Monetary nonsense | Défi Économie Aller au contenu principal

Monetary nonsense


By lowering further the Key Repo Rate, the Bank of Mauritius makes a nonsense of monetary policy as the private sector will not engage in new projects with elections close. By caving in to pressure from the Treasury Building, Governor Googoolye has not assuaged firms’ concerns over the Workers’ Rights Bill, but has rather done a disservice to the government which will have to face up to angry voters. By enhancing the monetary stimulus, the authorities are set to increase excess liquidity. By choosing a 0.15% decrease, the Monetary Policy Committee makes a fool of itself in front of international opinion as changes in global benchmark interest rates are always a multiple of 25 basis points.

If we go by official data, Mauritius does not need a rate cut. The MPC is not expecting an abrupt worsening of the domestic economy as it believes that “the underlying growth momentum remains broadly positive”. With a real GDP growth rate of 3.9%, with an overall unemployment rate down to 7.9%, with an underlying core2 inflation rate (which excludes food, energy and administered prices) remaining at 1.9% in the first semester of 2019, with domestic credit expanding briskly by 7.4% in the year ending 30 June 2019, and with rising wages (from the first quarter of 2018 to that of 2019, the nominal wage rate index jumped by 4.9% in the private sector, notably 7.4% in the manufacturing sector), nothing justifies bringing down interest rates that are already artificially low.

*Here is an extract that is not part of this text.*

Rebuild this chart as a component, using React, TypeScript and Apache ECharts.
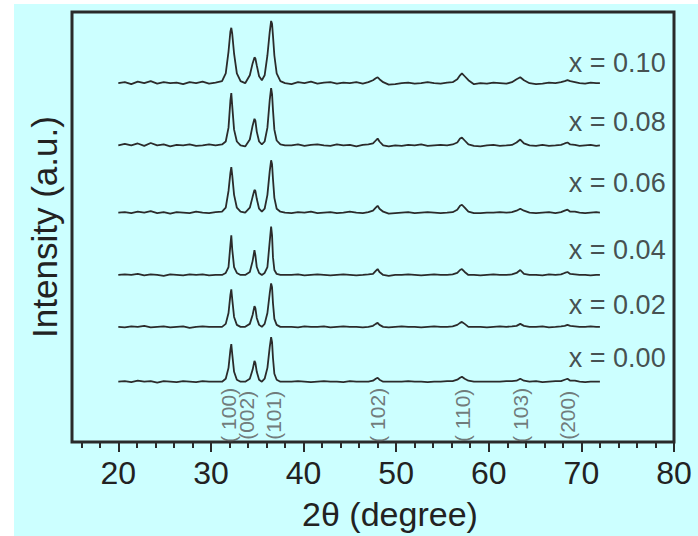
import React, { useEffect, useRef } from "react";
import * as echarts from "echarts";

// 2θ sampling (degrees), shared by all patterns
const THETA = [
  20, 20.7, 21.4, 22.1, 22.8, 23.5, 24.2, 24.9, 25.6, 26.3, 27, 27.7, 28.4, 29.1, 29.8, 30.5,
  31.2, 31.6, 31.9, 32.1, 32.2, 32.3, 32.5, 32.8, 33.2, 33.7, 34.2, 34.5, 34.7, 34.8, 34.95, 35.2, 35.5, 35.8, 36.1, 36.35, 36.5, 36.6, 36.7, 36.85, 37.1, 37.5, 38.0,
  38.7, 39.4, 40.1, 40.8, 41.5, 42.2, 42.9, 43.6, 44.3, 45, 45.7, 46.4, 47.0,
  47.5, 47.8, 48.0, 48.2, 48.6,
  49.2, 49.9, 50.6, 51.3, 52, 52.7, 53.4, 54.1, 54.8, 55.5, 56.1,
  56.6, 56.9, 57.1, 57.4, 57.8,
  58.4, 59.1, 59.8, 60.5, 61.2, 61.9, 62.5,
  63.0, 63.4, 63.8,
  64.4, 65.1, 65.8, 66.5, 67.2, 67.8,
  68.2, 68.5, 68.8,
  69.3, 69.8, 70.4, 71, 71.6, 72,
];

// Intensities relative to each pattern's own baseline (a.u.)
const I_000 = [
  0, 0.5, -0.5, 1, 0, 0.5, -1, 0.5, 0, -0.5, 0.5, 0, -0.5, 0.5, 0, 0,
  0, 3, 14, 32, 38, 28, 10, 2, 0, 0, 3, 12, 21, 19, 10, 2, 0, 3, 14, 35, 45, 40, 24, 8, 2, 0, 0,
  0, 0.5, 0, -0.5, 0, 0.5, 0, 0, -0.5, 0.5, 0, 0, 0,
  1, 3, 4, 2, 0,
  0, 0, 0, 0.5, 0, 0, -0.5, 0, 0, 0.5, 0.5,
  2, 4, 5, 3, 1,
  0, 0, 0, 0, 0, 0.5, 0.5,
  1, 3, 1,
  0, 0.5, -0.5, 0, 0.5, 0.5,
  2, 3, 1,
  1, 0, -0.5, 0, 0, 0,
];
const I_002 = [
  0, -0.5, 0.5, 0, 1, -0.5, 0, 0.5, -0.5, 0, 0.5, -1, 0, 0.5, 0, 0,
  0, 3, 14, 32, 38, 28, 10, 2, 0, 0, 3, 12, 21, 19, 9, 2, 0, 3, 14, 34, 44, 40, 24, 8, 2, 0, 0,
  0, -0.5, 0.5, 0, 0, 0.5, -0.5, 0, 0.5, 0, 0, -0.5, 0,
  1, 3, 4, 2, 0,
  -0.5, 0, 0.5, 0, 0, -0.5, 0, 0.5, 0, 0, 0.5,
  2, 4, 5, 3, 0,
  0, 0, -0.5, 0, 0.5, 0, 0.5,
  1, 3, 1,
  0, 0, 0.5, -0.5, 0, 0.5,
  1, 2, 1,
  0.5, 0, 0, 0.5, 0, 0,
];
const I_004 = [
  0, 0.5, 0, 1, -0.5, 0.5, 0, -1, 0.5, 0, -0.5, 0.5, 0, 0.5, -0.5, 0,
  0, 2, 8, 30, 40, 26, 8, 2, 0, 0, 3, 14, 25, 20, 8, 2, 0, 2, 8, 34, 49, 40, 18, 5, 1, 0, 0,
  0, 0.5, -0.5, 0, 0.5, 0, -0.5, 0, 0.5, 0, -0.5, 0, 0.5,
  1, 4, 6, 3, 0,
  -1, 0, 0, 0.5, 0, -0.5, 0, 0.5, 0, 0, 0.5,
  2, 5, 6, 3, 0,
  0, -0.5, 0, 0.5, 0, 0, 0.5,
  2, 5, 1,
  0, 0, -0.5, 0.5, 0, 0.5,
  2, 3, 1,
  0.5, 0, 0, -0.5, 0, 0,
];
const I_006 = [
  0, 0.5, -0.5, 1, 0, 1.5, -0.5, 0.5, -1, 0.5, 0, -0.5, 1, 0, -0.5, 0.5,
  1, 5, 22, 40, 46, 38, 18, 5, 1, 0, 5, 16, 23, 22, 14, 4, 1, 4, 18, 42, 53, 49, 34, 15, 4, 1, 0,
  -0.5, 0.5, 0, 1, -0.5, 0, 0.5, -0.5, 0, 1, 0, -0.5, 0.5,
  2, 5, 7, 4, 1,
  -1, -0.5, 0, 0.5, -0.5, 0, 0.5, 0, -0.5, 0, 0.5,
  3, 7, 8, 5, 1,
  -0.5, -0.5, 0, 0, 0.5, 0, 0.5,
  2, 4, 2,
  0, -0.5, 0, 0.5, -0.5, 0.5,
  2, 3, 1,
  1, 0, -0.5, 0, 0.5, 0,
];
const I_008 = [
  0, 1.5, 0, 2, -0.5, 2.5, 0, 1, -1, 0.5, 0, 1, -0.5, 0, 1, 0,
  1, 4, 18, 45, 53, 40, 16, 4, 0, -1, 6, 20, 27, 25, 14, 4, 1, 4, 18, 46, 58, 52, 36, 16, 5, 1, 0,
  0, 1, -0.5, 0.5, 1, 0, -0.5, 1, 0, 0.5, -1, 0.5, 1,
  2, 5, 7, 4, 0,
  -1, 0, -0.5, 0.5, 0, 1, -0.5, 0, 0.5, 0, 1,
  3, 7, 8, 5, 1,
  -0.5, -1, 0, 0.5, -0.5, 0, 0.5,
  3, 6, 2,
  0, -0.5, 0.5, -0.5, 0, 0.5,
  2, 3, 1,
  0.5, -0.5, 0, 0.5, -0.5, 0,
];
const I_010 = [
  0, 1, -1, 1.5, 0, 2, -0.5, 1, 0, 0.5, -1, 1, 0, 1.5, -0.5, 0.5,
  2, 10, 32, 52, 56, 50, 30, 10, 2, 0, 8, 20, 26, 25, 18, 7, 3, 8, 28, 52, 63, 60, 48, 28, 10, 2, 0,
  -1, 1, 0, 1.5, -0.5, 0.5, 1, -0.5, 0.5, 0, 1, -0.5, 1,
  3, 5, 6, 4, 1,
  -1.5, -1, 0, 0.5, -0.5, 0, 1, 0, -0.5, 0.5, 1,
  4, 8, 10, 7, 3,
  -1, 0, -0.5, 0.5, 0, -0.5, 1,
  4, 6, 3,
  0, -1, -0.5, 0.5, 0, 1,
  2, 3, 2,
  1, 0, -0.5, 0.5, 0, 0,
];

const PATTERNS = [I_000, I_002, I_004, I_006, I_008, I_010];
const OFFSETS = [61, 116.5, 169, 232, 300, 363];
const SAMPLE_LABELS = ["x = 0.00", "x = 0.02", "x = 0.04", "x = 0.06", "x = 0.08", "x = 0.10"];
const SAMPLE_LABEL_Y = [85, 139, 194, 262, 324, 383];
const SAMPLE_LABEL_X = 79.1;

const PEAK_LABELS = ["( 100)", "(002)", "(101)", "( 102)", "( 110)", "( 103)", "(200)"];
const PEAK_LABEL_X = [31.9, 33.85, 36.75, 48.0, 57.15, 63.4, 68.55];
const PEAK_LABEL_Y = 27;

const MAJOR_TICKS = [20, 30, 40, 50, 60, 70, 80];
const MINOR_TICKS = [16, 18, 22, 24, 26, 28, 32, 34, 36, 38, 42, 44, 46, 48, 52, 54, 56, 58, 62, 64, 66, 68, 72, 74, 76, 78];

const FONT = "'Liberation Sans', Arial, sans-serif";
const INK = "#2b2b2b";
const FRAME = "#2a2a2a";

const GRID = { left: 72, top: 12, right: 24, bottom: 89 };
const W = 698;
const H = 536;

export default function App() {
  const ref = useRef<HTMLDivElement>(null);

  useEffect(() => {
    if (!ref.current) return;
    const chart = echarts.init(ref.current, undefined, { renderer: "svg" });

    const lineSeries = PATTERNS.map((ys, k) => ({
      type: "line",
      name: SAMPLE_LABELS[k],
      data: THETA.map((t, i) => [t, ys[i] + OFFSETS[k]]),
      showSymbol: false,
      symbol: "none",
      lineStyle: { color: INK, width: 1.8 },
      z: 3,
    }));

    const option = {
      animation: false,
      backgroundColor: "transparent",
      grid: { ...GRID, show: true, borderColor: FRAME, borderWidth: 3, backgroundColor: "rgba(0,0,0,0)" },
      xAxis: [
        {
          type: "value",
          min: 15,
          max: 80,
          position: "bottom",
          axisLine: { show: false },
          axisTick: {
            show: true,
            customValues: MAJOR_TICKS,
            length: 10,
            inside: false,
            lineStyle: { color: FRAME, width: 2 },
          },
          axisLabel: {
            show: true,
            customValues: MAJOR_TICKS,
            margin: 15,
            fontSize: 32,
            fontFamily: FONT,
            color: "#222",
          },
          splitLine: { show: false },
          name: "2θ (degree)",
          nameLocation: "middle",
          nameGap: 55,
          nameTextStyle: {
            fontSize: 34,
            fontFamily: FONT,
            color: "#222",
            padding: [0, 0, 0, 34],
          },
        },
        {
          type: "value",
          min: 15,
          max: 80,
          position: "bottom",
          axisLine: { show: false },
          axisTick: {
            show: true,
            customValues: MINOR_TICKS,
            length: 6,
            inside: false,
            lineStyle: { color: FRAME, width: 2 },
          },
          axisLabel: { show: false },
          splitLine: { show: false },
        },
      ],
      yAxis: {
        type: "value",
        min: 0,
        max: 435,
        axisLine: { show: false },
        axisTick: { show: false },
        axisLabel: { show: false },
        splitLine: { show: false },
        name: "Intensity (a.u.)",
        nameLocation: "middle",
        nameGap: 10,
        nameTextStyle: { fontSize: 35, fontFamily: FONT, color: "#222" },
      },
      series: [
        ...lineSeries,
        {
          type: "scatter",
          name: "sample labels",
          data: SAMPLE_LABELS.map((s, k) => ({ value: [SAMPLE_LABEL_X, SAMPLE_LABEL_Y[k]], name: s })),
          symbolSize: 0,
          silent: true,
          z: 4,
          label: {
            show: true,
            position: "inside",
            align: "right",
            verticalAlign: "middle",
            formatter: (p: any) => p.name,
            fontSize: 27,
            fontFamily: FONT,
            color: "#222",
          },
        },
        {
          type: "scatter",
          name: "peak labels",
          data: PEAK_LABELS.map((s, k) => ({ value: [PEAK_LABEL_X[k], PEAK_LABEL_Y], name: s })),
          symbolSize: 0,
          silent: true,
          z: 4,
          label: {
            show: true,
            position: "inside",
            align: "center",
            verticalAlign: "middle",
            rotate: 90,
            formatter: (p: any) => p.name,
            fontSize: 21,
            fontFamily: FONT,
            color: "#585858",
          },
        },
      ],
    };

    chart.setOption(option as any);
    return () => chart.dispose();
  }, []);

  return (
    <div style={{ position: "fixed", left: 0, top: 0, width: W, height: H, background: "#fff" }}>
      <div
        style={{ position: "absolute", left: 14, top: 4, width: W - 14, height: H - 4, background: "#ccffff" }}
      />
      <div ref={ref} style={{ position: "absolute", left: 0, top: 0, width: W, height: H }} />
    </div>
  );
}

If the economy needs monetary easing under these conditions, it is hard to imagine a situation in which the MPC will be willing to raise the repo rate!

To conclude that another rate cut is now warranted is to signal that the Mauritian economy is not performing as the government and the central bank have long pretended it to be. For many economic operators, this has been obvious for years, of course. Policymakers are therefore lying to the population when they hammer home the message that the economy is getting better. Has the Prime Minister and finance minister not just assured us, in his budget speech, that economic growth would be higher in 2020?

One of two things must be true: either the economy is weaker than the headline data suggest, or the method of measuring inflation is wrong. Incidentally, the discussions within the MPC no more revolve around the so-called trade-off between growth and inflation – the gospel of Keynesian thinking. The likes of Oliver Blanchard must have some difficulty in explaining why sustained growth and decreasing unemployment have not led to a resurgence in inflation.

It is possible that both conclusions are plausible. If inflation is truly more sizeable than the official estimate, real wage growth is insufficient to drive up prices. The consumer price index happens to be a measure based on a lot of arbitrary judgement calls, such as the claim that price increases are overestimated because products have improved in quality. Such an assumption, which is used to push down inflation rates, is a pretty tone-deaf way of calculating the change in the level of prices.

It is evident that the rate cut is not motivated primarily by economic data, but by politics. The Bank of Mauritius under the current top management, for all its protestations of independence, is simply doing what the government wants it to do. The fiscal authority has kept on applying pressure behind closed doors with complicity inside the central bank.

There are two reasons why the ministry of finance keeps a heavy hand on monetary policy. The first is the importance of low interest rates in a situation of runaway government spending. As the public sector debt continues to rise, and the budget deficit to mount – in a period of “growth”, mind you! –, it becomes crucial to maintain debt service low by pushing down interest rates. If debt payments increased substantially, welfare programmes could be trimmed, which would be politically unpopular.

The second reason is the necessity of a weak rupee to replenish the Special Reserve Fund of the Bank of Mauritius. The problem is that the country has witnessed significant net outflows in portfolio investments (a total of USD 2.3 billion in 2017 and 2018). The Stock Exchange of Mauritius alone suffered a net foreign divestment of Rs 3.2 billion over 14 consecutive months. As our survey respondents explain, “foreign investors are pulling out because the rupee is sliding, the fundamentals of listed companies are not strong, and the future does not look good”. Thus, “as long as the rupee remains weak with respect to the US dollar, it is difficult to see foreign investors coming back massively.”

Government interference in monetary policy carries a heavy political price to pay with ordinary savers. The effect of a decade of low rates has already been devastating for them. The interest rate policy has worsened income inequality, being designed for the rich who can chase high yield through investment products. Families living on fixed income, who can only afford to have lower-yield savings accounts, will continually lose purchasing power.

The majority of MPC members assume that their decision will help Mauritius “to further enhance its resilience”. It is a joke because interest rate policy is meant for cyclical stabilisation. Even so, says an analyst, “the impact will be limited given the weak monetary transmission mechanism. What is needed are structural reforms aimed at nurturing a more competitive economy.” But that is too much for the government to stomach.